I've been trying something new to me this year. I am attempting to not over-commit myself and not push myself too hard. Last winter I was sick far more than not and was constantly stressed about not just being sick but not being able to get everything done while I was sick. So, this year I've made my schedule a lot less hectic and if I'm feeling really stressed out and run down I'm canceling obligations (within reason) to rest and take care of myself. So far it's been feeling really good and I've been wondering why I didn't do this sooner but today I hit the wall and realized why I'd been pushing myself so hard until I burned my bridges at both ends ... guilt. Huge guilt. Guilt as big as a tyranosaurus and as fast and unreachable as a tachyon.

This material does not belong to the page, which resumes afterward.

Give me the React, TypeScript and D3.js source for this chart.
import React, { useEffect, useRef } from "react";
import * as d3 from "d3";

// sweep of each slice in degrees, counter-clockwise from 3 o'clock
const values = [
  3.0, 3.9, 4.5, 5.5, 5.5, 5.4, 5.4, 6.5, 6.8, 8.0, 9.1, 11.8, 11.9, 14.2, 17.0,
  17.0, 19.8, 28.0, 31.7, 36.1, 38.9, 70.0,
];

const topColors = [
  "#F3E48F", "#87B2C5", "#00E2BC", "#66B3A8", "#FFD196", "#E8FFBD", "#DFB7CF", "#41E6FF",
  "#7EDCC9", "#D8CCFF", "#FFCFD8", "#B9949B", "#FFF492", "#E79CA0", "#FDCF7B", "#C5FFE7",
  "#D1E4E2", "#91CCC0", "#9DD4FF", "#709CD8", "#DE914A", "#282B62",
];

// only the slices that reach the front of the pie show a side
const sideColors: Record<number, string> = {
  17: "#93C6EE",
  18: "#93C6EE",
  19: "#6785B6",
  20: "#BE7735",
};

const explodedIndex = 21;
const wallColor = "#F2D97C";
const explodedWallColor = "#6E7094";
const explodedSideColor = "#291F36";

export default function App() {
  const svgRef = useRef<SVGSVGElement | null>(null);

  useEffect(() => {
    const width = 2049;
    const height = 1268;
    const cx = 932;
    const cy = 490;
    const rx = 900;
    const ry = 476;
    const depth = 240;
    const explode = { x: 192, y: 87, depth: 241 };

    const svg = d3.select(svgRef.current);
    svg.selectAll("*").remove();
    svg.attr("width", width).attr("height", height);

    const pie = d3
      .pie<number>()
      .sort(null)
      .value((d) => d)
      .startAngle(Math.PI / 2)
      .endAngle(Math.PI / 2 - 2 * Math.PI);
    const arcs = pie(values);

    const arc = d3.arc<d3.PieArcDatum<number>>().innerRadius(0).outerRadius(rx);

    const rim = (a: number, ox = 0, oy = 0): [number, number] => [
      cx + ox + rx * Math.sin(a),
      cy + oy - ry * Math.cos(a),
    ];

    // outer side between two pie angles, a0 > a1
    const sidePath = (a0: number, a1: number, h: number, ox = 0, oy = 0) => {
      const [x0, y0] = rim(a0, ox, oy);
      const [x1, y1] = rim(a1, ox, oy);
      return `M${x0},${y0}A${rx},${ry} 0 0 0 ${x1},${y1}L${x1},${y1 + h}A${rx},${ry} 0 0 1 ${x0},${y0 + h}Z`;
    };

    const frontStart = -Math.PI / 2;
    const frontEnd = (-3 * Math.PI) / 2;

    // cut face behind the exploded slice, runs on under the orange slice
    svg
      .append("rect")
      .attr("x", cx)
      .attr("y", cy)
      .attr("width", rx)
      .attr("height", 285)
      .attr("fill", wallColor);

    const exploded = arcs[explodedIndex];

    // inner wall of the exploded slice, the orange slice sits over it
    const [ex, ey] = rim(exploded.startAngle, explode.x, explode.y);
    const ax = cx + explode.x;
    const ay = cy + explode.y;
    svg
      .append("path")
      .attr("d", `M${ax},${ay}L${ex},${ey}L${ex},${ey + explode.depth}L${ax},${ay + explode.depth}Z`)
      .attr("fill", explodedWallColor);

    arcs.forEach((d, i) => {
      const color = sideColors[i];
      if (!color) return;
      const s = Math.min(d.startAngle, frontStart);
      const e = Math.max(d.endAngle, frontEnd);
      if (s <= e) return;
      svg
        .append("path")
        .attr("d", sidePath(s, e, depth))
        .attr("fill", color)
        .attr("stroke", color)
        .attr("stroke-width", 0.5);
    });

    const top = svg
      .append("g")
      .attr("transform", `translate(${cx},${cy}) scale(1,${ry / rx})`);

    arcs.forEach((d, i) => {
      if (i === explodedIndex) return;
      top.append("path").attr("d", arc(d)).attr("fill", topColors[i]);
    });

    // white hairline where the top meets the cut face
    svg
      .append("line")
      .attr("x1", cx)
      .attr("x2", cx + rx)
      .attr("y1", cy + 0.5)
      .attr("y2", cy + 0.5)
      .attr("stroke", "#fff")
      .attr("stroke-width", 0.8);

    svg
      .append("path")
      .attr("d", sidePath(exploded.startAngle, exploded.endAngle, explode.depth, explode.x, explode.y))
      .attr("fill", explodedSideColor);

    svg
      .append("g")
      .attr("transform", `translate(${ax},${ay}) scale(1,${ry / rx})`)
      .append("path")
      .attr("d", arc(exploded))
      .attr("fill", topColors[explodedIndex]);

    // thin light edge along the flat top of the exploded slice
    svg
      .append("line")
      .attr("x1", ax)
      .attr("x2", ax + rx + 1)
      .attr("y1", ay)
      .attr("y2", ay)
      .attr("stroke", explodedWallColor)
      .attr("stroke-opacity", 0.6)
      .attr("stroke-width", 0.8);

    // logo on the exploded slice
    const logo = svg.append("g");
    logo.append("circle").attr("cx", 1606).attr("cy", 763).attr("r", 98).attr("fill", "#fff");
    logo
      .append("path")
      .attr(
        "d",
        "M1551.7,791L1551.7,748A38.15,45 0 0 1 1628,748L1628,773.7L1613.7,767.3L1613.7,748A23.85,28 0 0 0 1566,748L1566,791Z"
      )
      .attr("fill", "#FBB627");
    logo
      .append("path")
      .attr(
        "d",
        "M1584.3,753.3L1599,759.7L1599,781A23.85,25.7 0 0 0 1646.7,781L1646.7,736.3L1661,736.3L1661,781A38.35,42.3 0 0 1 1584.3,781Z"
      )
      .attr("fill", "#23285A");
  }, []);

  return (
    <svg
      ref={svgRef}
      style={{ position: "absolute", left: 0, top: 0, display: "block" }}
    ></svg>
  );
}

(side note: my husband used the word "tachyon" yesterday and I absent-mindedly asked, "Is that some sort of animal or some sort of molecule?" It is a sub-atomic particle ... hypothetical of course, but then when I asked if it was an animal I assumed it was hypthetical too ...)
Anyway, I've been going through a lot of emotional angst in my head the last few days with lots of grief I had forgotten from my childhood coming up and dealing with that, plus I'm having a big flare-up of arthritis today and didn't sleep well because everything was aching so much. So, I canceled chaperoning my daughter's class to go see a play this morning as a field trip. My reasoning was that they have more parents than usual going so they don't need me. But still I feel guilty. One of the moms (who has a newborn and four kids!) asked me if I need anything and I felt so unworthy and like I'm being such a bum. Logically, I know that if I'm worn out from the RA I need to take it easy and I need to take care of myself to bring down my stress level (which makes RA worse) and chaperoning on a crowded old school bus to sit in uncomfortable chairs for 2 hours with a bunch of hyper first graders is not taking care of myself. But now I feel sooooooo worthless and pathetic. If I'm not taking care of people I feel like such a loser. I know there is a balance in here that I can find where I have a good work ethic but also take care of myself. It's just very hard to come back from the caretaker/hyper-work-ethic mode of the pendulum.
Our society does not value self-care as a whole. At least not through media sources. The only kind of self-care that I really hear about that is acceptable is consumerism self-care: buying a nice car or cute shoes, going out for a nice dinner or fancy desserts, or splurging on a day at the spa. Just taking time for ones self to rest and be quiet and ground one's self is just so ... weird. Or maybe it's kind of "cool and exotic and Eastern" at best.
So, in the same spirit that I was a little punk rocker in suburban Burien back in 1984, I will rebel and take care of myself with impunity. Without buying new clothes or spending money I don't have on an over-priced spa. By taking the time I need to rest and be quiet and work through some feelings and not push myself when my RA is acting up.